Small businesses could be at the forefront of the UK’s energy industry overhaul, but only if they are empowered to take control of their own usage, and encouraged to make choices that will be best for their business, the economy and the environment.   

FSB members in Scotland can get help with reducing their energy use at resourceefficientscotland.com

Case study: Battlesteads Hotel

Family-owned hotel and restaurant Battlesteads in Hexham, Northumberland, has achieved significant savings in energy costs and its carbon footprint by implementing a number of energy-efficiency measures. 

“Initiatives such as a biomass boiler, producing solar energy on site, being selective with our suppliers, and constantly looking for new ways to save energy are helping us to pave the way for a new generation of environmentally-conscious, sustainable hotels,” says proprietor Richard Slade. 


The business has also switched its supply to green energy supplier Ecotricity, and has made use of Considerate Group’s ConServe software, which has allowed it to cut its per-room night emissions by almost 80 per cent since 2012.

“It allows users to easily identify inefficiencies in operations through a correlation of consumption to industry metrics, such as room nights or food covers, or a review of site consumption outside its operating hours,” explains Diana Prince-Parrott, senior sustainability analyst at Considerate Group.

Controlling consumption

Energy management is not just about savings: the evolving energy market also offers new sources of revenue. Where traditionally the National Grid met times of peak energy demands with reserve fossil-fuel power plants, new emissions goals have led to it procuring small amounts of energy from independent generators, and asking businesses to shift consumption times to better manage peaks and troughs. 
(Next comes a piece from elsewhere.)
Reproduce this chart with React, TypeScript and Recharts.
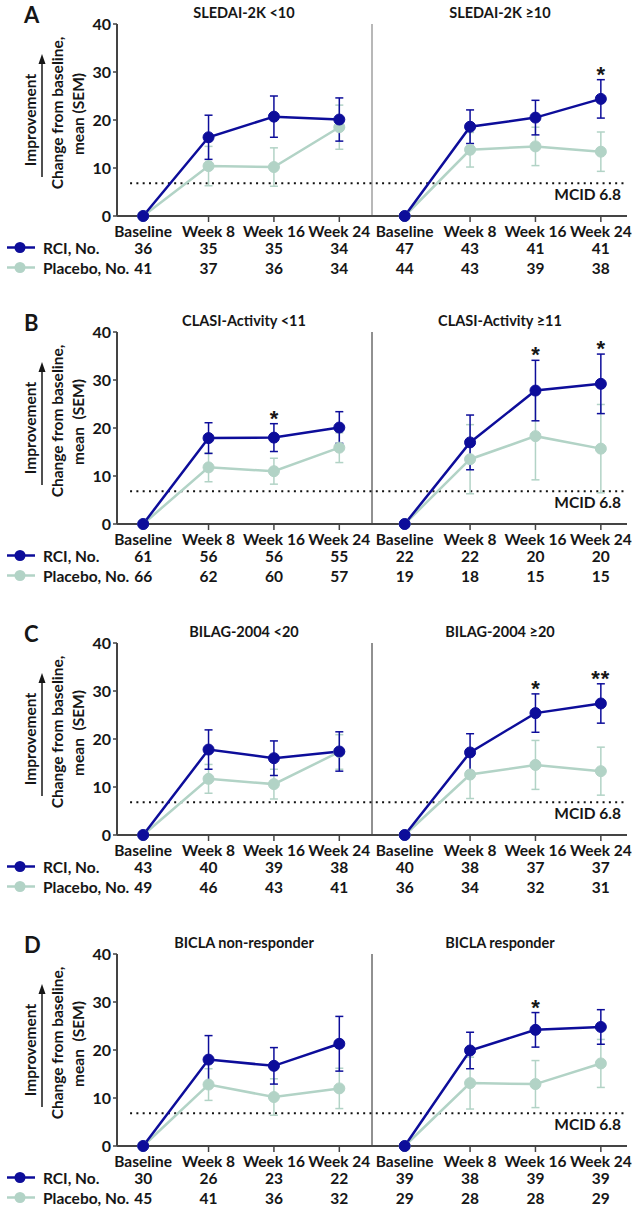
import React from 'react'
import { LineChart, Line, XAxis, YAxis, ErrorBar, ReferenceLine } from 'recharts'

const WEEKS = ['Baseline', 'Week 8', 'Week 16', 'Week 24']
const X_POS = [0, 1, 2, 3, 4, 5, 6, 7]
const Y_TICKS = [0, 10, 20, 30, 40]
const MCID = 6.8

const RCI_COLOR = '#0d0d9a'
const PBO_COLOR = '#b2d3c6'
const TEXT = '#161616'
const AXIS = '#444'
const FONT = 'Lato, "Open Sans", sans-serif'

// A: SLEDAI-2K (left 4 points, then right 4 points)
const A_TITLES = ['SLEDAI-2K <10', 'SLEDAI-2K ≥10']
const A_RCI_MEAN = [0, 16.4, 20.7, 20.1, 0, 18.6, 20.5, 24.4]
const A_RCI_SEM = [0, 4.6, 4.3, 4.5, 0, 3.5, 3.6, 4.0]
const A_PBO_MEAN = [0, 10.4, 10.2, 18.5, 0, 13.8, 14.5, 13.4]
const A_PBO_SEM = [0, 4.1, 4.0, 4.6, 0, 3.6, 4.0, 4.1]
const A_RCI_N = [36, 35, 35, 34, 47, 43, 41, 41]
const A_PBO_N = [41, 37, 36, 34, 44, 43, 39, 38]
const A_STARS = ['', '', '', '', '', '', '', '*']

// B: CLASI-Activity
const B_TITLES = ['CLASI-Activity <11', 'CLASI-Activity ≥11']
const B_RCI_MEAN = [0, 17.9, 18.0, 20.1, 0, 17.0, 27.8, 29.2]
const B_RCI_SEM = [0, 3.2, 2.9, 3.3, 0, 5.7, 6.3, 6.2]
const B_PBO_MEAN = [0, 11.8, 11.0, 15.9, 0, 13.5, 18.3, 15.7]
const B_PBO_SEM = [0, 3.0, 2.7, 3.1, 0, 7.2, 9.1, 9.2]
const B_RCI_N = [61, 56, 56, 55, 22, 22, 20, 20]
const B_PBO_N = [66, 62, 60, 57, 19, 18, 15, 15]
const B_STARS = ['', '', '*', '', '', '', '*', '*']

// C: BILAG-2004
const C_TITLES = ['BILAG-2004 <20', 'BILAG-2004 ≥20']
const C_RCI_MEAN = [0, 17.8, 16.0, 17.4, 0, 17.2, 25.4, 27.4]
const C_RCI_SEM = [0, 4.1, 3.6, 4.1, 0, 3.9, 4.0, 4.1]
const C_PBO_MEAN = [0, 11.7, 10.6, 17.3, 0, 12.6, 14.6, 13.3]
const C_PBO_SEM = [0, 3.0, 3.1, 3.6, 0, 5.0, 5.1, 5.0]
const C_RCI_N = [43, 40, 39, 38, 40, 38, 37, 37]
const C_PBO_N = [49, 46, 43, 41, 36, 34, 32, 31]
const C_STARS = ['', '', '', '', '', '', '*', '**']

// D: BICLA
const D_TITLES = ['BICLA non-responder', 'BICLA responder']
const D_RCI_MEAN = [0, 18.0, 16.7, 21.3, 0, 19.9, 24.2, 24.8]
const D_RCI_SEM = [0, 5.0, 3.8, 5.7, 0, 3.8, 3.6, 3.6]
const D_PBO_MEAN = [0, 12.8, 10.2, 12.0, 0, 13.1, 12.9, 17.2]
const D_PBO_SEM = [0, 3.3, 3.8, 4.2, 0, 5.4, 4.9, 5.0]
const D_RCI_N = [30, 26, 23, 22, 39, 38, 39, 39]
const D_PBO_N = [45, 41, 36, 32, 29, 28, 28, 29]
const D_STARS = ['', '', '', '', '', '', '*', '']

type Panel = {
  letter: string
  top: number
  titles: string[]
  rciMean: number[]
  rciSem: number[]
  pboMean: number[]
  pboSem: number[]
  rciN: number[]
  pboN: number[]
  stars: string[]
  dividerColor: string
  dividerWidth: number
  semLabel: string
}

const PANELS: Panel[] = [
  { letter: 'A', top: 0, titles: A_TITLES, rciMean: A_RCI_MEAN, rciSem: A_RCI_SEM, pboMean: A_PBO_MEAN, pboSem: A_PBO_SEM, rciN: A_RCI_N, pboN: A_PBO_N, stars: A_STARS, dividerColor: '#a0a0a0', dividerWidth: 1.5, semLabel: 'mean (SEM)' },
  { letter: 'B', top: 308, titles: B_TITLES, rciMean: B_RCI_MEAN, rciSem: B_RCI_SEM, pboMean: B_PBO_MEAN, pboSem: B_PBO_SEM, rciN: B_RCI_N, pboN: B_PBO_N, stars: B_STARS, dividerColor: '#222', dividerWidth: 1, semLabel: 'mean  (SEM)' },
  { letter: 'C', top: 619, titles: C_TITLES, rciMean: C_RCI_MEAN, rciSem: C_RCI_SEM, pboMean: C_PBO_MEAN, pboSem: C_PBO_SEM, rciN: C_RCI_N, pboN: C_PBO_N, stars: C_STARS, dividerColor: '#222', dividerWidth: 1, semLabel: 'mean  (SEM)' },
  { letter: 'D', top: 930, titles: D_TITLES, rciMean: D_RCI_MEAN, rciSem: D_RCI_SEM, pboMean: D_PBO_MEAN, pboSem: D_PBO_SEM, rciN: D_RCI_N, pboN: D_PBO_N, stars: D_STARS, dividerColor: '#222', dividerWidth: 1, semLabel: 'mean  (SEM)' },
]

const W = 638
const H = 310
const PLOT_TOP = 24
const PLOT_LEFT = 117
const PLOT_RIGHT = 11
const XAXIS_H = 94

function buildRows(p: Panel) {
  return X_POS.map((x, i) => {
    const left = i < 4
    return {
      x,
      rciL: left ? p.rciMean[i] : null,
      rciLErr: left ? p.rciSem[i] : null,
      rciR: left ? null : p.rciMean[i],
      rciRErr: left ? null : p.rciSem[i],
      pboL: left ? p.pboMean[i] : null,
      pboLErr: left ? p.pboSem[i] : null,
      pboR: left ? null : p.pboMean[i],
      pboRErr: left ? null : p.pboSem[i],
      // asterisk sits on top of the RCI error bar
      star: p.stars[i] ? p.rciMean[i] + p.rciSem[i] : null,
      starText: p.stars[i],
    }
  })
}

const renderStar = (props: any) => {
  const { cx, cy, payload, index } = props
  if (cy == null || !payload?.starText) return <g key={`st-${index}`} />
  return (
    <text key={`st-${index}`} x={cx} y={cy + 2} textAnchor="middle" fontFamily="'Liberation Sans', Arial, sans-serif" fontSize={22} fontWeight={700} fill={TEXT} letterSpacing={payload.starText.length > 1 ? 1 : 0}>
      {payload.starText}
    </text>
  )
}

const makeTick = (p: Panel) => (props: any) => {
  const { x, y, payload } = props
  const i = payload.value as number
  const common = { x, textAnchor: 'middle' as const, dominantBaseline: 'central' as const, fontSize: 15.5, fontWeight: 700, fill: TEXT }
  return (
    <g>
      <text {...common} y={y + 7}>{WEEKS[i % 4]}</text>
      <text {...common} y={y + 23.5}>{p.rciN[i]}</text>
      <text {...common} y={y + 43.5}>{p.pboN[i]}</text>
    </g>
  )
}

function PanelChart({ p }: { p: Panel }) {
  const rows = buildRows(p)
  const dotR = { r: 5.5, fill: RCI_COLOR, stroke: RCI_COLOR, strokeWidth: 1 }
  const dotP = { r: 5.5, fill: PBO_COLOR, stroke: PBO_COLOR, strokeWidth: 1 }
  const zeroY = H - XAXIS_H
  const legendY = [zeroY + 31.5, zeroY + 51.5]
  return (
    <div style={{ position: 'absolute', left: 0, top: p.top, width: W, height: H }}>
      <LineChart width={W} height={H} data={rows} margin={{ top: PLOT_TOP, right: PLOT_RIGHT, left: 0, bottom: 0 }}>
        <XAxis
          dataKey="x"
          type="number"
          domain={[-0.4, 7.4]}
          ticks={X_POS}
          interval={0}
          height={XAXIS_H}
          tickSize={6}
          tickMargin={2}
          axisLine={{ stroke: AXIS, strokeWidth: 2 }}
          tickLine={{ stroke: AXIS, strokeWidth: 1.5 }}
          tick={makeTick(p)}
        />
        <YAxis
          type="number"
          domain={[0, 40]}
          ticks={Y_TICKS}
          interval={0}
          width={PLOT_LEFT}
          tickSize={4}
          tickMargin={2}
          axisLine={{ stroke: AXIS, strokeWidth: 2 }}
          tickLine={{ stroke: AXIS, strokeWidth: 1.5 }}
          tick={{ fontSize: 16, fontWeight: 700, fill: TEXT }}
        />
        <ReferenceLine x={3.5} stroke={p.dividerColor} strokeWidth={p.dividerWidth} />
        <ReferenceLine
          segment={[{ x: -0.2, y: MCID }, { x: 7.4, y: MCID }]}
          stroke="#111"
          strokeWidth={2}
          strokeDasharray="2 4.3"
          label={{ value: 'MCID 6.8', position: 'insideTopRight', offset: 6, fontSize: 15.5, fontWeight: 700, fill: TEXT }}
        />
        <Line dataKey="pboL" stroke={PBO_COLOR} strokeWidth={2.5} dot={dotP} activeDot={false} isAnimationActive={false} connectNulls={false}>
          <ErrorBar dataKey="pboLErr" width={4} stroke={PBO_COLOR} strokeWidth={1.5} direction="y" />
        </Line>
        <Line dataKey="pboR" stroke={PBO_COLOR} strokeWidth={2.5} dot={dotP} activeDot={false} isAnimationActive={false} connectNulls={false}>
          <ErrorBar dataKey="pboRErr" width={4} stroke={PBO_COLOR} strokeWidth={1.5} direction="y" />
        </Line>
        <Line dataKey="rciL" stroke={RCI_COLOR} strokeWidth={2.5} dot={dotR} activeDot={false} isAnimationActive={false} connectNulls={false}>
          <ErrorBar dataKey="rciLErr" width={4} stroke={RCI_COLOR} strokeWidth={1.5} direction="y" />
        </Line>
        <Line dataKey="rciR" stroke={RCI_COLOR} strokeWidth={2.5} dot={dotR} activeDot={false} isAnimationActive={false} connectNulls={false}>
          <ErrorBar dataKey="rciRErr" width={4} stroke={RCI_COLOR} strokeWidth={1.5} direction="y" />
        </Line>
        <Line dataKey="star" stroke="none" dot={renderStar} activeDot={false} isAnimationActive={false} legendType="none" />
      </LineChart>

      {/* labels, legend and y-axis title */}
      <svg width={W} height={H} style={{ position: 'absolute', left: 0, top: 0, pointerEvents: 'none', fontFamily: FONT }}>
        <text x={24} y={23} fontSize={22} fontWeight={700} fill={TEXT}>{p.letter}</text>
        <text x={244} y={18} textAnchor="middle" fontSize={14.5} fontWeight={700} fill={TEXT}>{p.titles[0]}</text>
        <text x={500} y={18} textAnchor="middle" fontSize={14.5} fontWeight={700} fill={TEXT}>{p.titles[1]}</text>

        <text transform="translate(30,120) rotate(-90)" textAnchor="middle" dominantBaseline="central" fontSize={15.5} fontWeight={700} fill={TEXT}>Improvement</text>
        <line x1={42} y1={177} x2={42} y2={62} stroke={TEXT} strokeWidth={1.5} />
        <polygon points="42,54 38.5,64 45.5,64" fill={TEXT} />
        <text transform="translate(57,113) rotate(-90)" textAnchor="middle" dominantBaseline="central" fontSize={15.5} fontWeight={700} fill={TEXT}>Change from baseline,</text>
        <text transform="translate(78,114) rotate(-90)" textAnchor="middle" dominantBaseline="central" fontSize={15.5} fontWeight={700} fill={TEXT} style={{ whiteSpace: 'pre' }}>{p.semLabel}</text>

        <line x1={7} y1={legendY[0]} x2={35} y2={legendY[0]} stroke={RCI_COLOR} strokeWidth={2.5} />
        <circle cx={20} cy={legendY[0]} r={5.5} fill={RCI_COLOR} />
        <text x={43} y={legendY[0]} dominantBaseline="central" fontSize={15.5} fontWeight={700} fill={TEXT}>RCI, No.</text>
        <line x1={7} y1={legendY[1]} x2={35} y2={legendY[1]} stroke={PBO_COLOR} strokeWidth={2.5} />
        <circle cx={20} cy={legendY[1]} r={5.5} fill={PBO_COLOR} />
        <text x={43} y={legendY[1]} dominantBaseline="central" fontSize={15.5} fontWeight={700} fill={TEXT}>Placebo, No.</text>
      </svg>
    </div>
  )
}

export default function App() {
  return (
    <div style={{ position: 'absolute', left: 0, top: 0, width: W, height: 1210, background: '#fff', fontFamily: FONT }}>
      {PANELS.map(p => (
        <PanelChart key={p.letter} p={p} />
      ))}
    </div>
  )
}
Demand side response (DSR) is where the National Grid pays heavy energy users to temporarily consume less. This is suited to companies using power-sapping machinery or heating/cooling equipment, such as factories or business parks. Depowering the machinery for a fractional period of time allows the grid to balance, without firing up an extra power plant.

For a small business, access to DSR services can be challenging. One solution is to partner with a company with market access, such as grid flexibility firm LimeJump. These companies can provide a bespoke DSR solution, allowing smarter asset and energy management decisions.